The request - Repeat exactly the lines from the line with "Reproduce this chart with Plotly." to the line with "fig = go.Figure()", including both, and leave out any pictures.

Data for processing -
--------------------------------------------------

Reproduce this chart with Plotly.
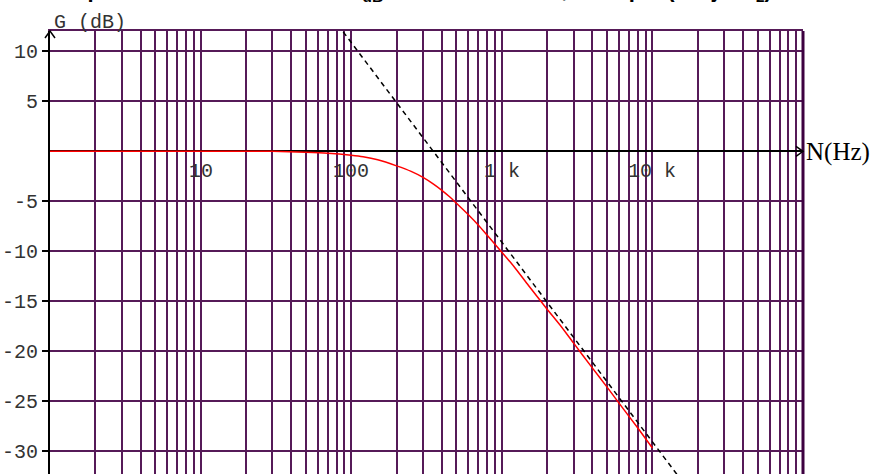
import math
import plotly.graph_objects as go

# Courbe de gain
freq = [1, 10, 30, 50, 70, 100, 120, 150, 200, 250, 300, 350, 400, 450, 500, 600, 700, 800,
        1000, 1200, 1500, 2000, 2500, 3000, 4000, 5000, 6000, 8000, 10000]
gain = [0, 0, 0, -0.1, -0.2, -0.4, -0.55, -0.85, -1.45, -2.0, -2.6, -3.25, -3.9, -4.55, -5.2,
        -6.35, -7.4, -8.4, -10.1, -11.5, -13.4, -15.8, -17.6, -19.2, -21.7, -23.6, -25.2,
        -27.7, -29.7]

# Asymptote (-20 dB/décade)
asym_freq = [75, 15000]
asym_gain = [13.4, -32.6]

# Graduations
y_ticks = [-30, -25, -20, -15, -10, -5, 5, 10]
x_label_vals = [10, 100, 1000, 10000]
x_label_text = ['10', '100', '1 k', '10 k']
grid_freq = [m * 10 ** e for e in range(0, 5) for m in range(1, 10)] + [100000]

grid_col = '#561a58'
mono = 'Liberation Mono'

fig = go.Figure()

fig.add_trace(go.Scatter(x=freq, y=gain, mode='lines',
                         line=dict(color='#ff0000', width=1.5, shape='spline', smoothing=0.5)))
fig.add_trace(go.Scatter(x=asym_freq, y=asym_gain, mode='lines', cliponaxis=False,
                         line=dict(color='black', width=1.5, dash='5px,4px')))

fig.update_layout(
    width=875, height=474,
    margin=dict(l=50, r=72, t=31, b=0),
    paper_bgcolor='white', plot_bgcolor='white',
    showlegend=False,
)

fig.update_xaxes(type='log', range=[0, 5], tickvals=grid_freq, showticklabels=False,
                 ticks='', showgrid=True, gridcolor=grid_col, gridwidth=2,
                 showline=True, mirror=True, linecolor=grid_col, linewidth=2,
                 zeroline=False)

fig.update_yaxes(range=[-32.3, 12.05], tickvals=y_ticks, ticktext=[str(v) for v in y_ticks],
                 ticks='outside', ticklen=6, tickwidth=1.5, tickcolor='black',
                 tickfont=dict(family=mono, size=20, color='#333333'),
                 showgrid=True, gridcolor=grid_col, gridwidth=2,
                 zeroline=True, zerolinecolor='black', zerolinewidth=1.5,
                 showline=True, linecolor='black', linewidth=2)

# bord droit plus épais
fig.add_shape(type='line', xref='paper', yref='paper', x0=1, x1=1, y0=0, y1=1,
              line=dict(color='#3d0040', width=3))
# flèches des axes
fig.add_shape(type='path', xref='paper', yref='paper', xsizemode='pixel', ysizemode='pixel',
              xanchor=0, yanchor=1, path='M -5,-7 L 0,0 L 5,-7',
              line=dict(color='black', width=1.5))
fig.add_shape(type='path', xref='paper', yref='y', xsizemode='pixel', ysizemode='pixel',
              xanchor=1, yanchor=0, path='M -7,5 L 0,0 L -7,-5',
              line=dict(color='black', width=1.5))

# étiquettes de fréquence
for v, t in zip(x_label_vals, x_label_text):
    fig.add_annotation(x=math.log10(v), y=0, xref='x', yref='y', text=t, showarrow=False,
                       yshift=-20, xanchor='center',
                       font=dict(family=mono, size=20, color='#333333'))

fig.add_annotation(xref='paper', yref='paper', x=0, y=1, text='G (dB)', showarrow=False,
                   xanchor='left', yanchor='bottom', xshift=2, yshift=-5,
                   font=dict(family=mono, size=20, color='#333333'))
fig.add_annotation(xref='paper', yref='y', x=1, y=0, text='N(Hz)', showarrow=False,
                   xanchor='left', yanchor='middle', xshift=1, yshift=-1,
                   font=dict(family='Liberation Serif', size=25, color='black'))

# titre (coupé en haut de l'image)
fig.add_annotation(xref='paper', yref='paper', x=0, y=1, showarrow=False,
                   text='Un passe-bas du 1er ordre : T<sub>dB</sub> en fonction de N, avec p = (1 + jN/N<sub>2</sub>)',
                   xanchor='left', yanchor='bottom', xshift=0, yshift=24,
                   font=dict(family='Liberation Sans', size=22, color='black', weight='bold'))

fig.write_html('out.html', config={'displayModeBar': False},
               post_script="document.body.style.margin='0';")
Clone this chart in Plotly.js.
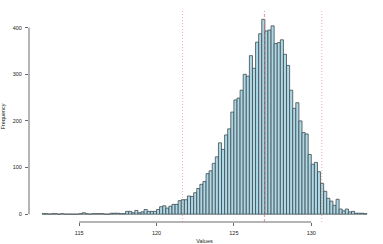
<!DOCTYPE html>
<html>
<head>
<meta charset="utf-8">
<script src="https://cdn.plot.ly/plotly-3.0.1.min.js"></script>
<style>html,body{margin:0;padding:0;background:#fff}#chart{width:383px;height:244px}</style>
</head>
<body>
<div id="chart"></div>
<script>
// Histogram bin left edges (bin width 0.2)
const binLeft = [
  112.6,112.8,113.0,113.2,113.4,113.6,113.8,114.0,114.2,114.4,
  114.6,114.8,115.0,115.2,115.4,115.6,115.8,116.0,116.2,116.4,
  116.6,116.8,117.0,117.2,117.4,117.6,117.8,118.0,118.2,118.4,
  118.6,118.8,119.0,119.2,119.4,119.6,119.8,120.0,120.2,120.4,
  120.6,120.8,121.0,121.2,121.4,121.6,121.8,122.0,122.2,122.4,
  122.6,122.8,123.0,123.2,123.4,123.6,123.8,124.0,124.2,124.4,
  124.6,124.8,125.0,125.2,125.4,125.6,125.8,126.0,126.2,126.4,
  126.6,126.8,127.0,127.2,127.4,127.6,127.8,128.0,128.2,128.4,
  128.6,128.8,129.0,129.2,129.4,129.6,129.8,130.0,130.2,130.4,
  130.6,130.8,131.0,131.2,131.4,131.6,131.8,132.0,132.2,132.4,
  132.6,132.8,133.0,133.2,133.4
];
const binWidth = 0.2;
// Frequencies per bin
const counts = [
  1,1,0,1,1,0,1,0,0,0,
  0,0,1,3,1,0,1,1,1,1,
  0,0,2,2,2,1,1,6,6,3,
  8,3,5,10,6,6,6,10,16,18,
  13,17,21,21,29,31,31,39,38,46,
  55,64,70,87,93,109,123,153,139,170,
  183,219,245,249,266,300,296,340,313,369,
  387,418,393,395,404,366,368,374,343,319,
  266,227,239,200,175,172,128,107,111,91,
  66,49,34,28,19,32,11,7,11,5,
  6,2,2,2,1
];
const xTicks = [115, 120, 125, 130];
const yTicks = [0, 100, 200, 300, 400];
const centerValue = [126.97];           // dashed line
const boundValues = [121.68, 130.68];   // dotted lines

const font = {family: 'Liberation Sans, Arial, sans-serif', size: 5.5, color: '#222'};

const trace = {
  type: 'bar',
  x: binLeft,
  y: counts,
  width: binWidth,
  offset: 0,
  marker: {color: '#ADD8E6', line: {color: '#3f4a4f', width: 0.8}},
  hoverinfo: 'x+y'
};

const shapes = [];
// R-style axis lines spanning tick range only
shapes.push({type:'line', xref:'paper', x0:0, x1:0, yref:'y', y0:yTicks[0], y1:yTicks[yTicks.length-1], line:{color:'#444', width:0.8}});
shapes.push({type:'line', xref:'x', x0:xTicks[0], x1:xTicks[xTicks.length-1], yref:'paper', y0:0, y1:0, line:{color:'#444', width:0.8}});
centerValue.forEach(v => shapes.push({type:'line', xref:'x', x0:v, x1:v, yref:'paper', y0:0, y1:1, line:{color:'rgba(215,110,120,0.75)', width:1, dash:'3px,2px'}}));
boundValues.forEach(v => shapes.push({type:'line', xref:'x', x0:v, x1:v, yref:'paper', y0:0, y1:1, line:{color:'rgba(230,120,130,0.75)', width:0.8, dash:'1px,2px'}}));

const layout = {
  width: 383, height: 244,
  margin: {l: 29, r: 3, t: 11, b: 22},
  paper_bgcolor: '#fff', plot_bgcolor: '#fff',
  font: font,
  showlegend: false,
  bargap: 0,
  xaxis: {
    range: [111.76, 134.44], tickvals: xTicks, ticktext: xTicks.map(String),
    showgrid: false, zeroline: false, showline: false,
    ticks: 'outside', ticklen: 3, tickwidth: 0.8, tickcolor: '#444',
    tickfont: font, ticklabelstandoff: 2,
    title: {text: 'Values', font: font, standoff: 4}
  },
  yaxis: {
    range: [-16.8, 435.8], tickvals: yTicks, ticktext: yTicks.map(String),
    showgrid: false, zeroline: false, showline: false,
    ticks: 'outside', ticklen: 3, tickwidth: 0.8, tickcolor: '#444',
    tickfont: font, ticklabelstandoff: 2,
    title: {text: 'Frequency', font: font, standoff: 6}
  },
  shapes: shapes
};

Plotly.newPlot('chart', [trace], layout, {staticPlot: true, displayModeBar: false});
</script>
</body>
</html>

--------------------------------------------------

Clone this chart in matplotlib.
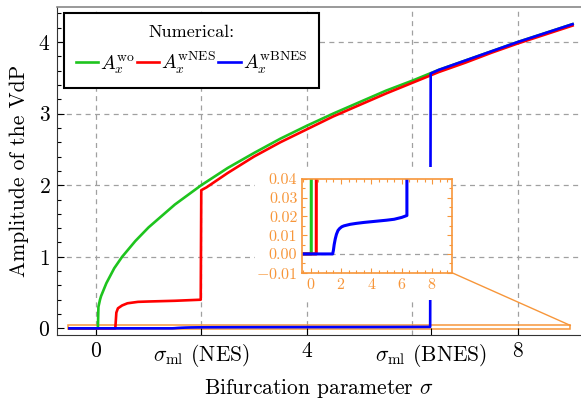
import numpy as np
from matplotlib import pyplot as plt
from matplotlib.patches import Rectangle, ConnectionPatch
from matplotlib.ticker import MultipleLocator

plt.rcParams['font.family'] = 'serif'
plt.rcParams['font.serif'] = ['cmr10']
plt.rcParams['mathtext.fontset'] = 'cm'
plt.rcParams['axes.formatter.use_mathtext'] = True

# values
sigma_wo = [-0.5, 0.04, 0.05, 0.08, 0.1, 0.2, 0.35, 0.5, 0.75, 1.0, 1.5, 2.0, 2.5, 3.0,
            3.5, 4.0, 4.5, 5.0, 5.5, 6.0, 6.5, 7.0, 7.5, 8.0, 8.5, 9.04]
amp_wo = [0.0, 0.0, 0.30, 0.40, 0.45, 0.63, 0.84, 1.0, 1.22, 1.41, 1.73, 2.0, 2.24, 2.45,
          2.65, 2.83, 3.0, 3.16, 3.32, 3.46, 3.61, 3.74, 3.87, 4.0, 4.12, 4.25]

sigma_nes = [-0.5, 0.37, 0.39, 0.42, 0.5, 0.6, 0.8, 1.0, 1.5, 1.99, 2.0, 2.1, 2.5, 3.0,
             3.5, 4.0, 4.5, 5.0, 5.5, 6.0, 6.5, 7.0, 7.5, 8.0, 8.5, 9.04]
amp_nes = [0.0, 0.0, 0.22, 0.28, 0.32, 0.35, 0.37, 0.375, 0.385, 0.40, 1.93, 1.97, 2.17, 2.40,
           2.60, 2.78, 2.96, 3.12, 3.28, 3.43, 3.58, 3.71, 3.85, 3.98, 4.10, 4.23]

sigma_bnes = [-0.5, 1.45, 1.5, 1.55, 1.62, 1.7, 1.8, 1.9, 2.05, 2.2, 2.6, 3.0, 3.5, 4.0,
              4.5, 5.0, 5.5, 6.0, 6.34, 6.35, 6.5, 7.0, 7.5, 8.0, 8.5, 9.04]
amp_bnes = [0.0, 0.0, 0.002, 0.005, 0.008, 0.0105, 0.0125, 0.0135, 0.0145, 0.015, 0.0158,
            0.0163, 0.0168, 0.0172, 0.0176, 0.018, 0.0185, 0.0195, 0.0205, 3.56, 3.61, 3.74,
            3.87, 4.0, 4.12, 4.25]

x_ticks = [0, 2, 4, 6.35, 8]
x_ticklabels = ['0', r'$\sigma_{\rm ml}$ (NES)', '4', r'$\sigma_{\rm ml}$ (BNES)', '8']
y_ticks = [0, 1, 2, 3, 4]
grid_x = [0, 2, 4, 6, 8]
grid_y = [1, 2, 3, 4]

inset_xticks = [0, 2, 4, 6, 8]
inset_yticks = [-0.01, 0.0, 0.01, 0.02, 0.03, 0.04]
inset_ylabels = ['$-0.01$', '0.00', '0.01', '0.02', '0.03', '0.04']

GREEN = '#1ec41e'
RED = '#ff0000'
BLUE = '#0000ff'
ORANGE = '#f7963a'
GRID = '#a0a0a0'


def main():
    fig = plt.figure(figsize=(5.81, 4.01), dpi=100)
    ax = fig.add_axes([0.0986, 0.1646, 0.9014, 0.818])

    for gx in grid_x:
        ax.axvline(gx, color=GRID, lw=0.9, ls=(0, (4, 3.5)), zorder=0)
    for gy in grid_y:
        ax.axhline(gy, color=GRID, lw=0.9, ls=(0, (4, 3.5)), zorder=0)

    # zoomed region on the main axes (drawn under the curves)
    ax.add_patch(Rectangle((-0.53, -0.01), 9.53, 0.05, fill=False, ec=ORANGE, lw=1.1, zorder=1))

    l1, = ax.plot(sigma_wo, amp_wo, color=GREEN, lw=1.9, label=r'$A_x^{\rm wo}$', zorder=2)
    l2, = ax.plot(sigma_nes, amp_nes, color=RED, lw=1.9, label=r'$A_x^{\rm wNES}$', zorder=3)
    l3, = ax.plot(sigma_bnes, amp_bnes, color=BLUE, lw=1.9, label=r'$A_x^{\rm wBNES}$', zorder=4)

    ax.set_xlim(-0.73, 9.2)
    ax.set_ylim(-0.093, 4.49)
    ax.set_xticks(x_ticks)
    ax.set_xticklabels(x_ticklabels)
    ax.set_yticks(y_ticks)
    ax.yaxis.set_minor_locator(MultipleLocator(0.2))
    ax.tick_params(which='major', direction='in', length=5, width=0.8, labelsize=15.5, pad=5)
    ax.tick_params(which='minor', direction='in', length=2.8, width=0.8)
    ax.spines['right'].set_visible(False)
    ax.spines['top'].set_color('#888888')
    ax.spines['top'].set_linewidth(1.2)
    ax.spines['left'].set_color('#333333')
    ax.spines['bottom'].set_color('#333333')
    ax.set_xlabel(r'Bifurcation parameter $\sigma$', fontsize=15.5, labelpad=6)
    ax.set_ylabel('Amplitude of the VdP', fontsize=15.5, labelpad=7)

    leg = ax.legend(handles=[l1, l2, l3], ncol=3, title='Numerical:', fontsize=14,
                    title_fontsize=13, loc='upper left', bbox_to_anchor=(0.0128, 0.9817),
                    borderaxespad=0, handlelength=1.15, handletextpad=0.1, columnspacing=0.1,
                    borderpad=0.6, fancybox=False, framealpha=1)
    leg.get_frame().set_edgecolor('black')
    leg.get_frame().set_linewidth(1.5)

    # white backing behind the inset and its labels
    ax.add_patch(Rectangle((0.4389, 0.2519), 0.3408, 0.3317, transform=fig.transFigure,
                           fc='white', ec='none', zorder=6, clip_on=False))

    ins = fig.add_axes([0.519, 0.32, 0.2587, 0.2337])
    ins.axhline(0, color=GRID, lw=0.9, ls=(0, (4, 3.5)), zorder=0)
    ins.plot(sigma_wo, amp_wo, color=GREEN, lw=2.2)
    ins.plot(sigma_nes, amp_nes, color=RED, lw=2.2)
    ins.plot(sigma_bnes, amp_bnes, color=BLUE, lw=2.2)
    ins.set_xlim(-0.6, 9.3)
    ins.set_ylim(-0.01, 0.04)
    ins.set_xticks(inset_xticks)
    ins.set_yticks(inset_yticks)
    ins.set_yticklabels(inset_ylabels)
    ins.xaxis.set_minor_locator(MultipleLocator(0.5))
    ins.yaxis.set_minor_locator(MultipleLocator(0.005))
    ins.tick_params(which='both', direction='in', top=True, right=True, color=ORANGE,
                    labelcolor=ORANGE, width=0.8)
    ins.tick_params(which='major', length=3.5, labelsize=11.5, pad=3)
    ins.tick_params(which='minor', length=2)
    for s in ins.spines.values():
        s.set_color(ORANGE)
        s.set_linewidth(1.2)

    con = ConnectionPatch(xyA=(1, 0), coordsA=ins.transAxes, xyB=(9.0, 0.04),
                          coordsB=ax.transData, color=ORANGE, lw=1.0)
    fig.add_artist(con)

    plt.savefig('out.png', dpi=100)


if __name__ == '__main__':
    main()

--------------------------------------------------

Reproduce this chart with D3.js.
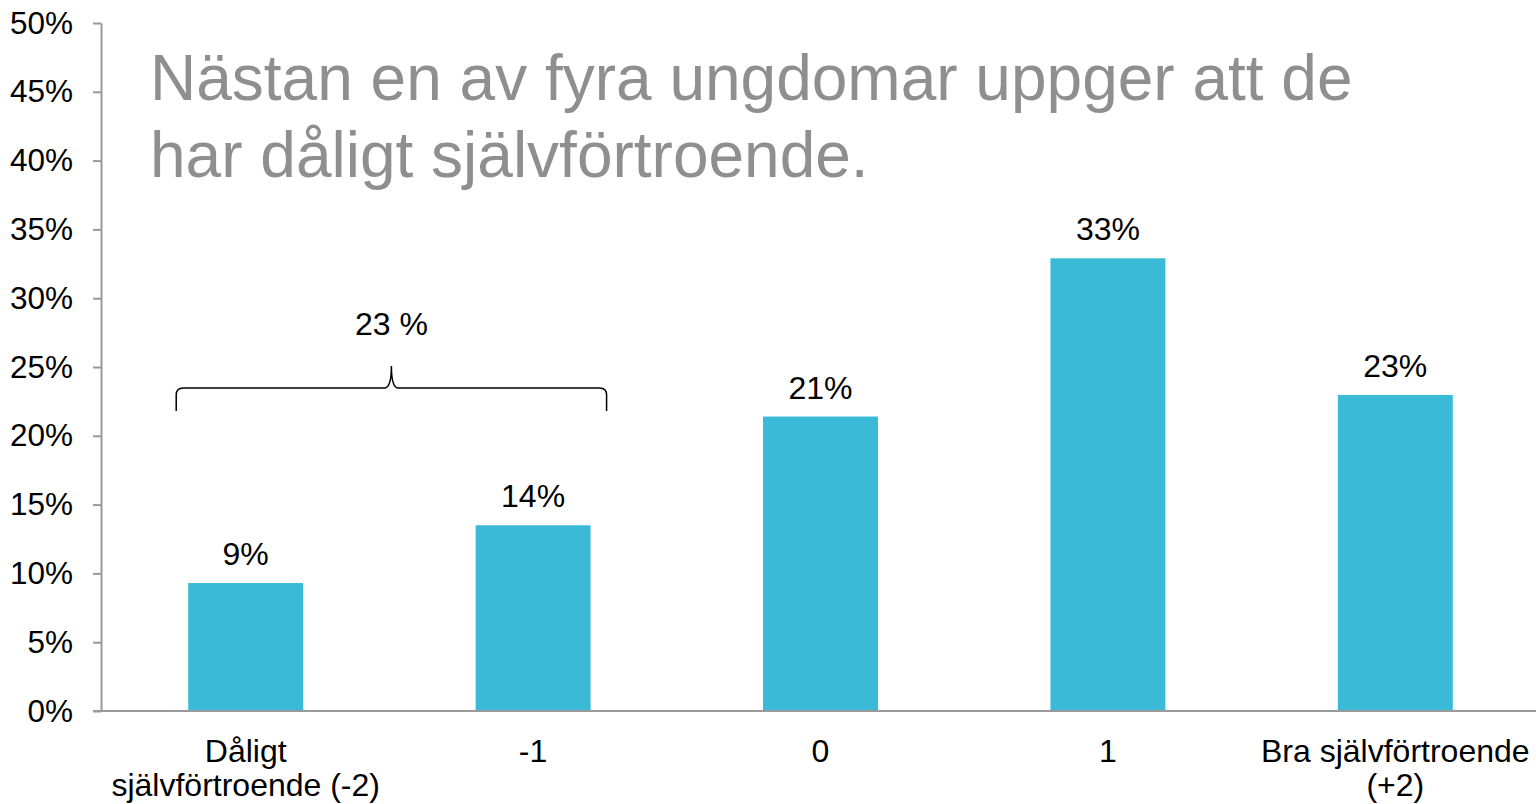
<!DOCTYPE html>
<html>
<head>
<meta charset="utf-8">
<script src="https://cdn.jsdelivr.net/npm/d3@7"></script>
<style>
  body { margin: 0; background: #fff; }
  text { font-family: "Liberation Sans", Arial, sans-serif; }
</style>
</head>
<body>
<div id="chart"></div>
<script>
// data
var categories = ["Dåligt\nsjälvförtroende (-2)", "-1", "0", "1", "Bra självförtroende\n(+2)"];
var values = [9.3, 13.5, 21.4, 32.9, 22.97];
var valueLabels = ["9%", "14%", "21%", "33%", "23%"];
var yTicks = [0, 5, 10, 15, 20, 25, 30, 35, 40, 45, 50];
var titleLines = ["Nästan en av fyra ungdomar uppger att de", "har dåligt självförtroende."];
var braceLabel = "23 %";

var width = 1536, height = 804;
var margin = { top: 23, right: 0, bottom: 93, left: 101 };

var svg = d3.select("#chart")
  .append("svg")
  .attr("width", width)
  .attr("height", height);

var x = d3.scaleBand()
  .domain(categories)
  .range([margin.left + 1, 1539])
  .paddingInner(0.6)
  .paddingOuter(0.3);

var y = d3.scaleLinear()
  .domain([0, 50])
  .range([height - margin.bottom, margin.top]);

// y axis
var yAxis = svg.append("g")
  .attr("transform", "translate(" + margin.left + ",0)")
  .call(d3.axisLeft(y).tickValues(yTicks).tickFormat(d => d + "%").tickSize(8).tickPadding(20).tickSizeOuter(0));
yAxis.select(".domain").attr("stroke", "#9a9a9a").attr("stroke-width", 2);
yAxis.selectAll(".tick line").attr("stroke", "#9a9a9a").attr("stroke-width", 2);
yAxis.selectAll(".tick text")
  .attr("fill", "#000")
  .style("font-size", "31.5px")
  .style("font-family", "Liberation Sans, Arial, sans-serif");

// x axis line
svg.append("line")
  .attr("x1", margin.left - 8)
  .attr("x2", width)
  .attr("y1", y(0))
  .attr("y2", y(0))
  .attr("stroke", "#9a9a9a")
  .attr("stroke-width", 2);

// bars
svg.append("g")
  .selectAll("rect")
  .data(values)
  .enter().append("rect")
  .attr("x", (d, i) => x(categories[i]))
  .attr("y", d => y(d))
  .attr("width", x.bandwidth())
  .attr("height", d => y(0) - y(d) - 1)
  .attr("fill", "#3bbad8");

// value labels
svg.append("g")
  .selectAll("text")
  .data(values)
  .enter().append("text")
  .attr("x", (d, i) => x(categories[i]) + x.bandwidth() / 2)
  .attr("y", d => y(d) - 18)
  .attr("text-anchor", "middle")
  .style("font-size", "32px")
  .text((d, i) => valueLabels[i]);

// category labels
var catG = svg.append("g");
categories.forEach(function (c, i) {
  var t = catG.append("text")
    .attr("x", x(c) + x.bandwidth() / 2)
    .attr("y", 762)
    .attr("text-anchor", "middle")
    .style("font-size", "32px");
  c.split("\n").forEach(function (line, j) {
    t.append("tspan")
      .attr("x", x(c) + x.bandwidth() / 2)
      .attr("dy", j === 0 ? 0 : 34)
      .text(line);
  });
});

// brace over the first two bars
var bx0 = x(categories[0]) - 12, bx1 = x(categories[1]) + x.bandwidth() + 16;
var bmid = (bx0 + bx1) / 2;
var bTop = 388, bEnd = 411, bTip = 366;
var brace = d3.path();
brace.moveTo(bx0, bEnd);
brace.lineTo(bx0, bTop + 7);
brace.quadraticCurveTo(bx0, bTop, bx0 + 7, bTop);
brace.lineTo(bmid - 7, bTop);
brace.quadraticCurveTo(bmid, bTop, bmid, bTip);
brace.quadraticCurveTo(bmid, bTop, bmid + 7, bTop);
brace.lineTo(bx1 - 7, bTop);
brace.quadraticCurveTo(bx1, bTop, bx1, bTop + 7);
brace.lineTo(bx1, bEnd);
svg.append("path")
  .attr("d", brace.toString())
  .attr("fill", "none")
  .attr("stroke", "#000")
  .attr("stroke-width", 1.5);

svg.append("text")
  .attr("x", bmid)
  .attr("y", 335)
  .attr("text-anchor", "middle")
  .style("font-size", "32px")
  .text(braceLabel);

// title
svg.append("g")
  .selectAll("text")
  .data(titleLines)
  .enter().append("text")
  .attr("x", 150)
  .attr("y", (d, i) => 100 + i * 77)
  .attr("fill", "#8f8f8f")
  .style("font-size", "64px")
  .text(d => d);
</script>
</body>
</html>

--------------------------------------------------

Solution below -
Reproduce this chart with Plotly.
import math
import plotly.graph_objects as go

# Courbe de gain
freq = [1, 10, 30, 50, 70, 100, 120, 150, 200, 250, 300, 350, 400, 450, 500, 600, 700, 800,
        1000, 1200, 1500, 2000, 2500, 3000, 4000, 5000, 6000, 8000, 10000]
gain = [0, 0, 0, -0.1, -0.2, -0.4, -0.55, -0.85, -1.45, -2.0, -2.6, -3.25, -3.9, -4.55, -5.2,
        -6.35, -7.4, -8.4, -10.1, -11.5, -13.4, -15.8, -17.6, -19.2, -21.7, -23.6, -25.2,
        -27.7, -29.7]

# Asymptote (-20 dB/décade)
asym_freq = [75, 15000]
asym_gain = [13.4, -32.6]

# Graduations
y_ticks = [-30, -25, -20, -15, -10, -5, 5, 10]
x_label_vals = [10, 100, 1000, 10000]
x_label_text = ['10', '100', '1 k', '10 k']
grid_freq = [m * 10 ** e for e in range(0, 5) for m in range(1, 10)] + [100000]

grid_col = '#561a58'
mono = 'Liberation Mono'

fig = go.Figure()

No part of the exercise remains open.